Dataset excerpt
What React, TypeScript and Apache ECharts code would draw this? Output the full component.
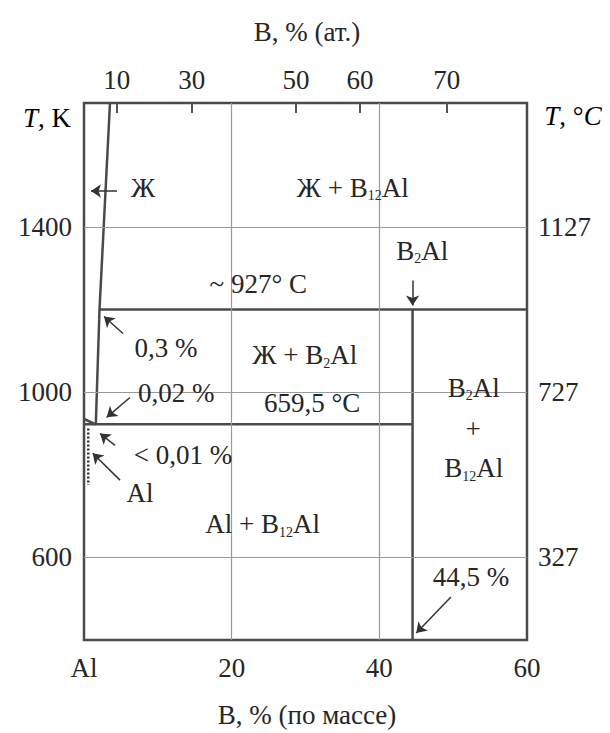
import React, { useEffect, useRef } from "react";
import * as echarts from "echarts";

const FONT = "Liberation Serif, Times New Roman, serif";
const INK = "#262626";

// bottom axis: B, % by mass
const massTicks = [0, 20, 40, 60];
const massLabels = ["Al", "20", "40", "60"];
// top axis: B, % (at.) positions expressed in mass %
const atTickPos = [4.42, 14.58, 28.71, 37.38, 49.12];
const atLabels = ["10", "30", "50", "60", "70"];
// temperature axes
const kelvinTicks = [600, 1000, 1400];
const celsiusLabels = ["327", "727", "1127"];

// phase boundaries [mass % B, K]
const liquidus = [[3.52, 1700], [2.1, 1200], [1.6, 922]];
const peritecticLine = [[2.1, 1200], [60, 1200]];
const eutecticLine = [[0, 922], [44.5, 922]];
const b2alLine = [[44.5, 400], [44.5, 1200]];
const solidusCorner = [[0, 935], [1.6, 922]];
const solvusDotted = [[0.58, 912], [0.58, 775]];

// arrows: [from, to]
const arrows = [
  [[4.47, 1487], [0.95, 1487]],
  [[5.28, 1142], [2.71, 1183]],
  [[6.23, 987], [3.07, 939]],
  [[4.2, 871], [2.17, 900]],
  [[4.88, 787], [1.18, 852]],
  [[44.5, 1270], [44.5, 1210]],
  [[49.7, 504], [45.0, 417]],
];

// annotations
const annotations = [
  { text: "{n|Ж}", at: [8.0, 1495] },
  { text: "{n|Ж + B}{s|12}{n|Al}", at: [36.4, 1495] },
  { text: "{n|B}{s|2}{n|Al}", at: [45.8, 1342] },
  { text: "{n|~ 927° C}", at: [23.6, 1263] },
  { text: "{n|0,3 %}", at: [11.1, 1106] },
  { text: "{n|Ж + B}{s|2}{n|Al}", at: [29.9, 1089] },
  { text: "{n|0,02 %}", at: [12.5, 999] },
  { text: "{n|659,5 °C}", at: [30.9, 973] },
  { text: "{n|< 0,01 %}", at: [13.4, 847] },
  { text: "{n|Al}", at: [7.6, 755] },
  { text: "{n|Al + B}{s|12}{n|Al}", at: [24.2, 680] },
  { text: "{n|B}{s|2}{n|Al}", at: [52.8, 1011] },
  { text: "{n|+}", at: [52.7, 912] },
  { text: "{n|B}{s|12}{n|Al}", at: [52.8, 816] },
  { text: "{n|44,5 %}", at: [52.4, 552] },
];

const rich = {
  n: { fontFamily: FONT, fontSize: 27, color: INK },
  s: { fontFamily: FONT, fontSize: 14, color: INK, padding: [16, 0, 0, 0] },
  i: { fontFamily: FONT, fontSize: 27, color: INK, fontStyle: "italic" },
};

const phaseLine = (data: number[][], dotted = false) => ({
  type: "line",
  data,
  symbol: "none",
  silent: true,
  z: 3,
  lineStyle: { color: dotted ? "#333" : "#4a4a4a", width: 2.5, type: dotted ? [2, 2] : "solid" },
});

export default function App() {
  const ref = useRef<HTMLDivElement>(null);
  useEffect(() => {
    if (!ref.current) return;
    const chart = echarts.init(ref.current, null, { renderer: "svg" });
    const axisLabelBase = { fontFamily: FONT, fontSize: 27, color: INK };
    chart.setOption({
      animation: false,
      textStyle: { fontFamily: FONT },
      grid: {
        left: 84, right: 83, top: 103, bottom: 93,
        show: true, borderColor: "#4a4a4a", borderWidth: 2.5, backgroundColor: "transparent",
      },
      xAxis: [
        {
          type: "value", min: 0, max: 60, interval: 20, position: "bottom",
          axisLine: { show: false }, axisTick: { show: false }, splitLine: { show: false },
          axisLabel: {
            ...axisLabelBase, margin: 14,
            formatter: (v: number) => {
              const i = massTicks.indexOf(v);
              return i >= 0 ? massLabels[i] : "";
            },
          },
        },
        {
          type: "value", min: 0, max: 60, position: "top",
          axisLine: { show: false }, splitLine: { show: false },
          axisTick: {
            show: true, inside: true, length: 10, customValues: atTickPos,
            lineStyle: { color: "#555", width: 2 },
          },
          axisLabel: {
            ...axisLabelBase, margin: 10, customValues: atTickPos,
            formatter: (v: number) => {
              let best = 0;
              atTickPos.forEach((p, i) => { if (Math.abs(p - v) < Math.abs(atTickPos[best] - v)) best = i; });
              return Math.abs(atTickPos[best] - v) < 0.5 ? atLabels[best] : "";
            },
          },
        },
      ],
      yAxis: [
        {
          type: "value", min: 400, max: 1700, interval: 200, position: "left",
          axisLine: { show: false }, axisTick: { show: false }, splitLine: { show: false },
          axisLabel: {
            ...axisLabelBase, margin: 12,
            formatter: (v: number) => (kelvinTicks.includes(v) ? String(v) : ""),
          },
        },
        {
          type: "value", min: 400, max: 1700, interval: 200, position: "right",
          axisLine: { show: false }, axisTick: { show: false }, splitLine: { show: false },
          axisLabel: {
            ...axisLabelBase, margin: 11,
            formatter: (v: number) => {
              const i = kelvinTicks.indexOf(v);
              return i >= 0 ? celsiusLabels[i] : "";
            },
          },
        },
      ],
      graphic: [
        { type: "text", x: 307, y: 32, style: { text: "B, % (ат.)", font: `27px ${FONT}`, fill: INK, align: "center", verticalAlign: "middle" } },
        { type: "text", x: 307, y: 715, style: { text: "B, % (по массе)", font: `27px ${FONT}`, fill: INK, align: "center", verticalAlign: "middle" } },
        { type: "text", x: 47, y: 118, style: { text: "{i|T}{n|, K}", rich, align: "center", verticalAlign: "middle" } },
        { type: "text", x: 573, y: 116, style: { text: "{i|T}{n|, °}{i|C}", rich, align: "center", verticalAlign: "middle" } },
      ],
      series: [
        {
          type: "line", data: [], silent: true, z: 1,
          markLine: {
            silent: true, symbol: "none", label: { show: false },
            lineStyle: { color: "#9a9a9a", width: 1.2, type: "solid" },
            data: [
              ...kelvinTicks.map((k) => ({ yAxis: k })),
              ...massTicks.filter((m) => m > 0 && m < 60).map((m) => ({ xAxis: m })),
            ],
          },
        },
        phaseLine(liquidus),
        phaseLine(peritecticLine),
        phaseLine(eutecticLine),
        phaseLine(b2alLine),
        phaseLine(solidusCorner),
        phaseLine(solvusDotted, true),
        {
          type: "line", data: [], silent: true, z: 4,
          markLine: {
            silent: true, symbol: ["none", "arrow"], symbolSize: 10, label: { show: false },
            lineStyle: { color: "#333", width: 1.5, type: "solid" },
            itemStyle: { color: "#333" },
            data: arrows.map(([a, b]) => [{ coord: a }, { coord: b }]),
          },
        },
        {
          type: "scatter", symbolSize: 0, silent: true, z: 5,
          itemStyle: { opacity: 1 },
          data: annotations.map((a) => ({
            value: a.at,
            itemStyle: { opacity: 1 },
            label: {
              show: true, position: "inside", formatter: a.text, rich, opacity: 1,
              color: INK, fontFamily: FONT, fontSize: 27, textBorderWidth: 0,
            },
          })),
        },
      ],
    });
    return () => chart.dispose();
  }, []);
  return <div ref={ref} style={{ width: 610, height: 733, position: "absolute", left: 0, top: 0 }} />;
}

Instructions to follow
Quote the material word for word, dropping any images it holds.

The solution
What React, TypeScript and Apache ECharts code would draw this? Output the full component.
import React, { useEffect, useRef } from "react";
import * as echarts from "echarts";

const FONT = "Liberation Serif, Times New Roman, serif";
const INK = "#262626";

// bottom axis: B, % by mass
const massTicks = [0, 20, 40, 60];
const massLabels = ["Al", "20", "40", "60"];
// top axis: B, % (at.) positions expressed in mass %
const atTickPos = [4.42, 14.58, 28.71, 37.38, 49.12];
const atLabels = ["10", "30", "50", "60", "70"];
// temperature axes
const kelvinTicks = [600, 1000, 1400];
const celsiusLabels = ["327", "727", "1127"];

// phase boundaries [mass % B, K]
const liquidus = [[3.52, 1700], [2.1, 1200], [1.6, 922]];
const peritecticLine = [[2.1, 1200], [60, 1200]];
const eutecticLine = [[0, 922], [44.5, 922]];
const b2alLine = [[44.5, 400], [44.5, 1200]];
const solidusCorner = [[0, 935], [1.6, 922]];
const solvusDotted = [[0.58, 912], [0.58, 775]];

// arrows: [from, to]
const arrows = [
  [[4.47, 1487], [0.95, 1487]],
  [[5.28, 1142], [2.71, 1183]],
  [[6.23, 987], [3.07, 939]],
  [[4.2, 871], [2.17, 900]],
  [[4.88, 787], [1.18, 852]],
  [[44.5, 1270], [44.5, 1210]],
  [[49.7, 504], [45.0, 417]],
];

// annotations
const annotations = [
  { text: "{n|Ж}", at: [8.0, 1495] },
  { text: "{n|Ж + B}{s|12}{n|Al}", at: [36.4, 1495] },
  { text: "{n|B}{s|2}{n|Al}", at: [45.8, 1342] },
  { text: "{n|~ 927° C}", at: [23.6, 1263] },
  { text: "{n|0,3 %}", at: [11.1, 1106] },
  { text: "{n|Ж + B}{s|2}{n|Al}", at: [29.9, 1089] },
  { text: "{n|0,02 %}", at: [12.5, 999] },
  { text: "{n|659,5 °C}", at: [30.9, 973] },
  { text: "{n|< 0,01 %}", at: [13.4, 847] },
  { text: "{n|Al}", at: [7.6, 755] },
  { text: "{n|Al + B}{s|12}{n|Al}", at: [24.2, 680] },
  { text: "{n|B}{s|2}{n|Al}", at: [52.8, 1011] },
  { text: "{n|+}", at: [52.7, 912] },
  { text: "{n|B}{s|12}{n|Al}", at: [52.8, 816] },
  { text: "{n|44,5 %}", at: [52.4, 552] },
];

const rich = {
  n: { fontFamily: FONT, fontSize: 27, color: INK },
  s: { fontFamily: FONT, fontSize: 14, color: INK, padding: [16, 0, 0, 0] },
  i: { fontFamily: FONT, fontSize: 27, color: INK, fontStyle: "italic" },
};

const phaseLine = (data: number[][], dotted = false) => ({
  type: "line",
  data,
  symbol: "none",
  silent: true,
  z: 3,
  lineStyle: { color: dotted ? "#333" : "#4a4a4a", width: 2.5, type: dotted ? [2, 2] : "solid" },
});

export default function App() {
  const ref = useRef<HTMLDivElement>(null);
  useEffect(() => {
    if (!ref.current) return;
    const chart = echarts.init(ref.current, null, { renderer: "svg" });
    const axisLabelBase = { fontFamily: FONT, fontSize: 27, color: INK };
    chart.setOption({
      animation: false,
      textStyle: { fontFamily: FONT },
      grid: {
        left: 84, right: 83, top: 103, bottom: 93,
        show: true, borderColor: "#4a4a4a", borderWidth: 2.5, backgroundColor: "transparent",
      },
      xAxis: [
        {
          type: "value", min: 0, max: 60, interval: 20, position: "bottom",
          axisLine: { show: false }, axisTick: { show: false }, splitLine: { show: false },
          axisLabel: {
            ...axisLabelBase, margin: 14,
            formatter: (v: number) => {
              const i = massTicks.indexOf(v);
              return i >= 0 ? massLabels[i] : "";
            },
          },
        },
        {
          type: "value", min: 0, max: 60, position: "top",
          axisLine: { show: false }, splitLine: { show: false },
          axisTick: {
            show: true, inside: true, length: 10, customValues: atTickPos,
            lineStyle: { color: "#555", width: 2 },
          },
          axisLabel: {
            ...axisLabelBase, margin: 10, customValues: atTickPos,
            formatter: (v: number) => {
              let best = 0;
              atTickPos.forEach((p, i) => { if (Math.abs(p - v) < Math.abs(atTickPos[best] - v)) best = i; });
              return Math.abs(atTickPos[best] - v) < 0.5 ? atLabels[best] : "";
            },
          },
        },
      ],
      yAxis: [
        {
          type: "value", min: 400, max: 1700, interval: 200, position: "left",
          axisLine: { show: false }, axisTick: { show: false }, splitLine: { show: false },
          axisLabel: {
            ...axisLabelBase, margin: 12,
            formatter: (v: number) => (kelvinTicks.includes(v) ? String(v) : ""),
          },
        },
        {
          type: "value", min: 400, max: 1700, interval: 200, position: "right",
          axisLine: { show: false }, axisTick: { show: false }, splitLine: { show: false },
          axisLabel: {
            ...axisLabelBase, margin: 11,
            formatter: (v: number) => {
              const i = kelvinTicks.indexOf(v);
              return i >= 0 ? celsiusLabels[i] : "";
            },
          },
        },
      ],
      graphic: [
        { type: "text", x: 307, y: 32, style: { text: "B, % (ат.)", font: `27px ${FONT}`, fill: INK, align: "center", verticalAlign: "middle" } },
        { type: "text", x: 307, y: 715, style: { text: "B, % (по массе)", font: `27px ${FONT}`, fill: INK, align: "center", verticalAlign: "middle" } },
        { type: "text", x: 47, y: 118, style: { text: "{i|T}{n|, K}", rich, align: "center", verticalAlign: "middle" } },
        { type: "text", x: 573, y: 116, style: { text: "{i|T}{n|, °}{i|C}", rich, align: "center", verticalAlign: "middle" } },
      ],
      series: [
        {
          type: "line", data: [], silent: true, z: 1,
          markLine: {
            silent: true, symbol: "none", label: { show: false },
            lineStyle: { color: "#9a9a9a", width: 1.2, type: "solid" },
            data: [
              ...kelvinTicks.map((k) => ({ yAxis: k })),
              ...massTicks.filter((m) => m > 0 && m < 60).map((m) => ({ xAxis: m })),
            ],
          },
        },
        phaseLine(liquidus),
        phaseLine(peritecticLine),
        phaseLine(eutecticLine),
        phaseLine(b2alLine),
        phaseLine(solidusCorner),
        phaseLine(solvusDotted, true),
        {
          type: "line", data: [], silent: true, z: 4,
          markLine: {
            silent: true, symbol: ["none", "arrow"], symbolSize: 10, label: { show: false },
            lineStyle: { color: "#333", width: 1.5, type: "solid" },
            itemStyle: { color: "#333" },
            data: arrows.map(([a, b]) => [{ coord: a }, { coord: b }]),
          },
        },
        {
          type: "scatter", symbolSize: 0, silent: true, z: 5,
          itemStyle: { opacity: 1 },
          data: annotations.map((a) => ({
            value: a.at,
            itemStyle: { opacity: 1 },
            label: {
              show: true, position: "inside", formatter: a.text, rich, opacity: 1,
              color: INK, fontFamily: FONT, fontSize: 27, textBorderWidth: 0,
            },
          })),
        },
      ],
    });
    return () => chart.dispose();
  }, []);
  return <div ref={ref} style={{ width: 610, height: 733, position: "absolute", left: 0, top: 0 }} />;
}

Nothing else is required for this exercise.